* _Task to carry out_: Collect each line holding the string "this".

* _Supplied material_:

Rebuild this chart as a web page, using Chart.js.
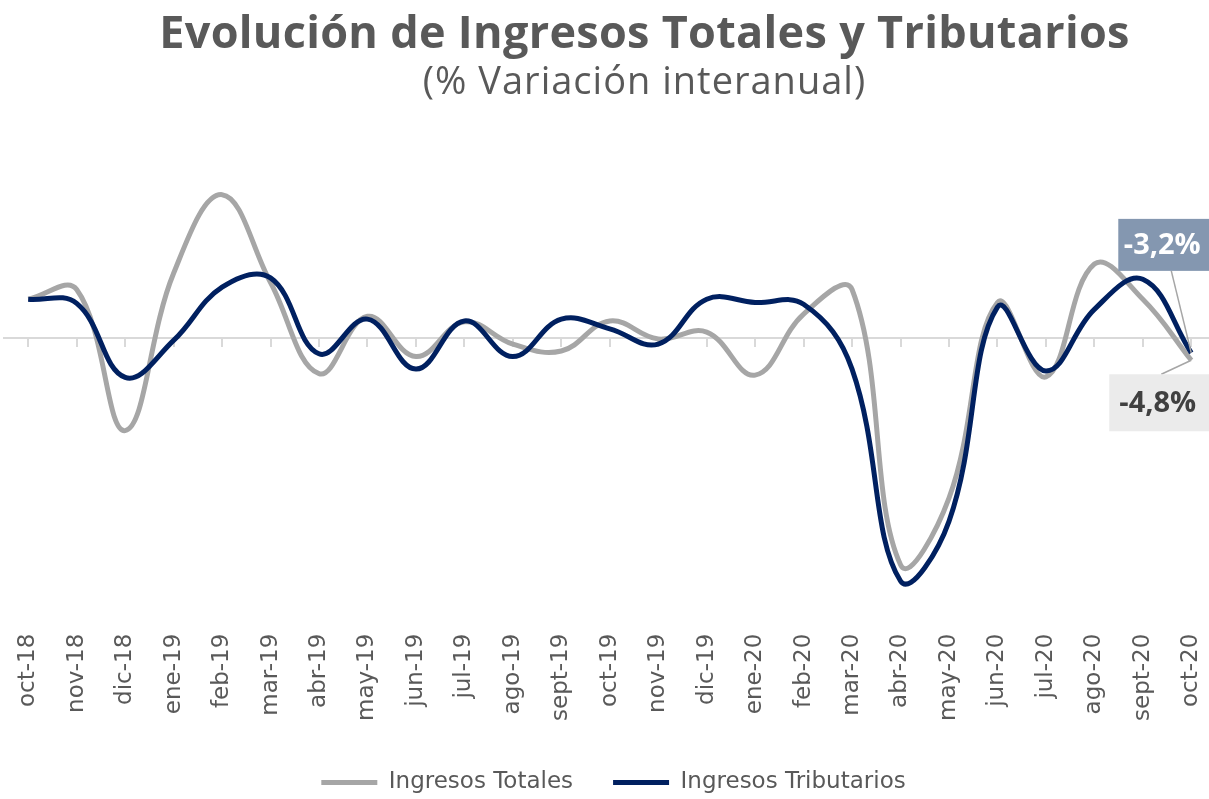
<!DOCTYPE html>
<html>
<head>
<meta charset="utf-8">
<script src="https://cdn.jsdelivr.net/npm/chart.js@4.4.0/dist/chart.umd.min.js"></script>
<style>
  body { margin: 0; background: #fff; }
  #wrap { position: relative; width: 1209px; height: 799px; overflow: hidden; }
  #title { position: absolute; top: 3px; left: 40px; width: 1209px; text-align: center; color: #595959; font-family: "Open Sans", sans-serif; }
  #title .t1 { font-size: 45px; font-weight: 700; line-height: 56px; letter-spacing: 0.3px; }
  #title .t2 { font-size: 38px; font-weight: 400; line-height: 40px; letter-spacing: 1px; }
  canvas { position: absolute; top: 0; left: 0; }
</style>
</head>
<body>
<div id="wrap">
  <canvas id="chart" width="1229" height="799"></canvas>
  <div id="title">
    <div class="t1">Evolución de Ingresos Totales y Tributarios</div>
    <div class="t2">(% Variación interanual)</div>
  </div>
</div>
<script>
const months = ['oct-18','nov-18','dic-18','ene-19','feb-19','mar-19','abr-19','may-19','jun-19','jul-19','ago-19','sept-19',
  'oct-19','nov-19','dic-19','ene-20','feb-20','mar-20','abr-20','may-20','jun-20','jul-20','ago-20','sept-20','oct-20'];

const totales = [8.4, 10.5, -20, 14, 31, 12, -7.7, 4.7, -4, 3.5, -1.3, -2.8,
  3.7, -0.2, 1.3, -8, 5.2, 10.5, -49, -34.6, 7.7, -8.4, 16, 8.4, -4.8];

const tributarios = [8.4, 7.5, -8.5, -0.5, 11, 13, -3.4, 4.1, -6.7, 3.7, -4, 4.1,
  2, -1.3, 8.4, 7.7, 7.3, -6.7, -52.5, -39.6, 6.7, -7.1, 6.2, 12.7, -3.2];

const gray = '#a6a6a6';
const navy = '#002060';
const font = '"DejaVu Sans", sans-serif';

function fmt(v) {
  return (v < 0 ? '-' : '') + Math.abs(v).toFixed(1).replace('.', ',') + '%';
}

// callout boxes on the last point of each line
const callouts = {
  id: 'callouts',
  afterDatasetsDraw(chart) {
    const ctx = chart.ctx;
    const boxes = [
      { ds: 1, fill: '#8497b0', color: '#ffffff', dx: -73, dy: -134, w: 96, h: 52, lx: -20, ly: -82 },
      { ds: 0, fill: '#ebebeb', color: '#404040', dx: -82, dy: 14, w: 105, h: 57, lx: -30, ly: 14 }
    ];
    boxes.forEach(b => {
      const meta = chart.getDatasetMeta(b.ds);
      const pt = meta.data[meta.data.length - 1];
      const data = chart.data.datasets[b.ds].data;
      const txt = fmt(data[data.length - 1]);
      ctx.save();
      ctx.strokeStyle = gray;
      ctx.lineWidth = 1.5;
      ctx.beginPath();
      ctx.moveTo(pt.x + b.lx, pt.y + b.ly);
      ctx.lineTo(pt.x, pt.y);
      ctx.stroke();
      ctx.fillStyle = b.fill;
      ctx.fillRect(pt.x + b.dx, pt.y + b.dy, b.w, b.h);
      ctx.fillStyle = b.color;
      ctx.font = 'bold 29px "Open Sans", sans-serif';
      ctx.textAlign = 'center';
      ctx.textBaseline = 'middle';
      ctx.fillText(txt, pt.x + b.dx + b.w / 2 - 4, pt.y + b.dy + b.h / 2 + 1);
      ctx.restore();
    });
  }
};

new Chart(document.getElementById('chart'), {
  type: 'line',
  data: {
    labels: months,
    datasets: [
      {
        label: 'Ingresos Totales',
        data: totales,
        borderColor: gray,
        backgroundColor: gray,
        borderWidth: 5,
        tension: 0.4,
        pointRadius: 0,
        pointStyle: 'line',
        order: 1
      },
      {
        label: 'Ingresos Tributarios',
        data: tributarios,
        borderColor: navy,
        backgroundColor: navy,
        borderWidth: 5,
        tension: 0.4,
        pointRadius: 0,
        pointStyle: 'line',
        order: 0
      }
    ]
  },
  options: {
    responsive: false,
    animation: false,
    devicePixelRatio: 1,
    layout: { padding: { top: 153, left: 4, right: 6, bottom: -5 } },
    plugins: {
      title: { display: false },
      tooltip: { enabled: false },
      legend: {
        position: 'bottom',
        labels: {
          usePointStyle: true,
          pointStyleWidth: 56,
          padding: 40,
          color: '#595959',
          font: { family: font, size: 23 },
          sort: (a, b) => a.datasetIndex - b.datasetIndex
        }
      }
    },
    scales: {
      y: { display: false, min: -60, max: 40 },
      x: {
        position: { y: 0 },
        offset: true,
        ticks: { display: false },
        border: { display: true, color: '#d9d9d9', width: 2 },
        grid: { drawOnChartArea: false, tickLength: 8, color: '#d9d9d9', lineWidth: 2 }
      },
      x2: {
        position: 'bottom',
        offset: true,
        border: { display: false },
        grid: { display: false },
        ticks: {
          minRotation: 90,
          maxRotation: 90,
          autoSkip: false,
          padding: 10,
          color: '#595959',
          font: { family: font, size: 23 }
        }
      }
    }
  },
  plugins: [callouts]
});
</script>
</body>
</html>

==

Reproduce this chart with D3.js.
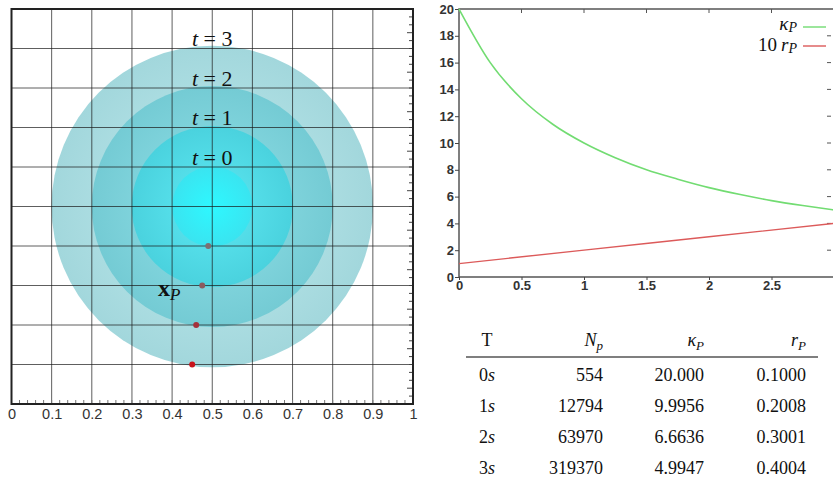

* _The result_:
Rebuild this chart as a web page, using Chart.js.
Reproduce this chart with D3.js.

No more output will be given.